The fourth warning is a bit cryptic. To understand it we need to look at the binary correlations, which are reproduced below. This correlation matrix shows the correlations between each of the columns of the experimental design (i.e., binary.design shown above). Looking at row 4 and column 8 we see a big problem. Alternative 4 and 8 are perfectly negatively correlated. That is, whenever alternative 4 appears in the design alternative 8 does not appear, and whenever 8 appears, 4 does not appear. One of the cool things about max-diff is that it can sometimes still work even with such a flaw in the experimental design. It would, however, be foolhardy to rely on this. The basic purpose of max-diff is to work out relative preferences between alternatives, and its ability to do this is clearly compromised if some alternatives are never shown with others.
The 5th warning tells us that there is a large range in the correlations. In most experimental designs, the ideal design results in a correlation of 0 between all the variables. Max-Diff designs differ from this, as, on average, there will always be a negative correlation between the variables. However, the basic idea is the same: we strive for designs where the correlations are close to 0 as possible. Correlations in the range of -0.5 and 0.5 should, in my opinion, cause no concern.
The last warning tells us that some alternatives never appear together. We already deduced this from the binary correlations.
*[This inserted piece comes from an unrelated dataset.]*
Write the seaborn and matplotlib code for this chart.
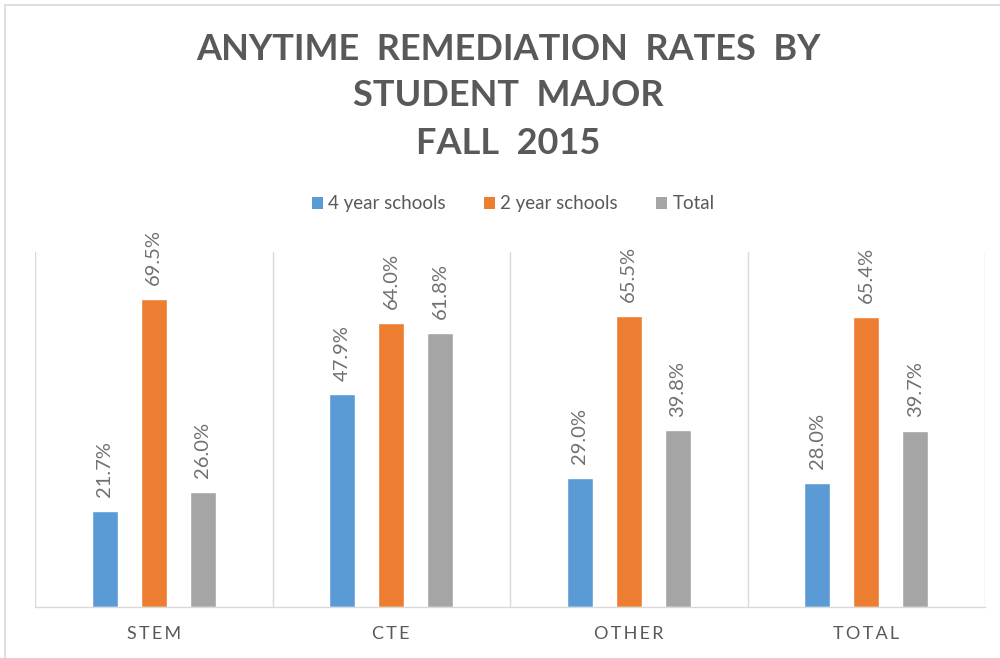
import matplotlib
matplotlib.use("Agg")
import matplotlib.pyplot as plt
import seaborn as sns
import pandas as pd
from matplotlib.patches import Rectangle, Patch
from matplotlib.ticker import FixedLocator

categories = ["STEM", "CTE", "OTHER", "TOTAL"]
series_names = ["4 year schools", "2 year schools", "Total"]
four_year = [21.7, 47.9, 29.0, 28.0]
two_year = [69.5, 64.0, 65.5, 65.4]
total = [26.0, 61.8, 39.8, 39.7]
colors = ["#5B9BD5", "#ED7D31", "#A5A5A5"]
title_lines = ["ANYTIME  REMEDIATION  RATES  BY", "STUDENT  MAJOR", "FALL  2015"]

rows = []
for name, vals in zip(series_names, [four_year, two_year, total]):
    for c, v in zip(categories, vals):
        rows.append({"Major": c, "Series": name, "Rate": v})
df = pd.DataFrame(rows)

sns.set_theme(style="white")
plt.rcParams["font.family"] = ["Lato", "DejaVu Sans"]
txt = "#595959"

fig = plt.figure(figsize=(10, 6.58), dpi=100)
ax = fig.add_axes([0.035, 0.0775, 0.95, 0.5395])

sns.barplot(data=df, x="Major", y="Rate", hue="Series", order=categories,
            hue_order=series_names, palette=colors, width=0.618, gap=0.466,
            ax=ax, legend=False, saturation=1)

for cont in ax.containers:
    ax.bar_label(cont, labels=[f"{v:.1f}%" for v in cont.datavalues],
                 rotation=90, padding=10, fontsize=14.5, color="#707070")

ax.set_ylim(0, 80)
ax.set_xlim(-0.5, len(categories) - 0.5)
ax.set_yticks([])
ax.set_xlabel("")
ax.set_ylabel("")
ax.set_xticks(range(len(categories)))
ax.set_xticklabels(["\u2009".join(c) for c in categories], fontsize=13, color=txt)
ax.tick_params(axis="x", length=0, pad=14)
ax.xaxis.set_minor_locator(FixedLocator([i - 0.5 for i in range(len(categories) + 1)]))
ax.grid(which="minor", axis="x", color="#D9D9D9", linewidth=1)
ax.grid(which="major", axis="x", visible=False)
for s in ["top", "right", "left"]:
    ax.spines[s].set_visible(False)
ax.spines["bottom"].set_color("#D9D9D9")
ax.spines["bottom"].set_linewidth(1)

ys = [0.925, 0.855, 0.782]
for line, y in zip(title_lines, ys):
    fig.text(0.508, y, line, ha="center", va="center", fontsize=26,
             fontweight="bold", color=txt)

handles = [Patch(facecolor=c, edgecolor="none") for c in colors]
fig.legend(handles, series_names, loc="center", bbox_to_anchor=(0.513, 0.69),
           ncol=3, frameon=False, fontsize=13.5, labelcolor=txt,
           handlelength=0.6, handleheight=0.6, handletextpad=0.3, columnspacing=2.0)

fig.patches.append(Rectangle((0.005, -0.1), 1.2, 1.093, transform=fig.transFigure,
                             fill=False, edgecolor="#D9D9D9", linewidth=1.2))

fig.savefig("out.png", dpi=100, facecolor="white")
The first thing to do when you have a poor design is to increase the setting for n.repeats. Start by setting it to 10. Then, if you have patience, try 100, and then bigger numbers. This only occasionally works. But, when it does work it is a good outcome. If this does not work, you need to change something else. Reducing the number of alternatives and/or increasing the number of questions are usually the best places to start.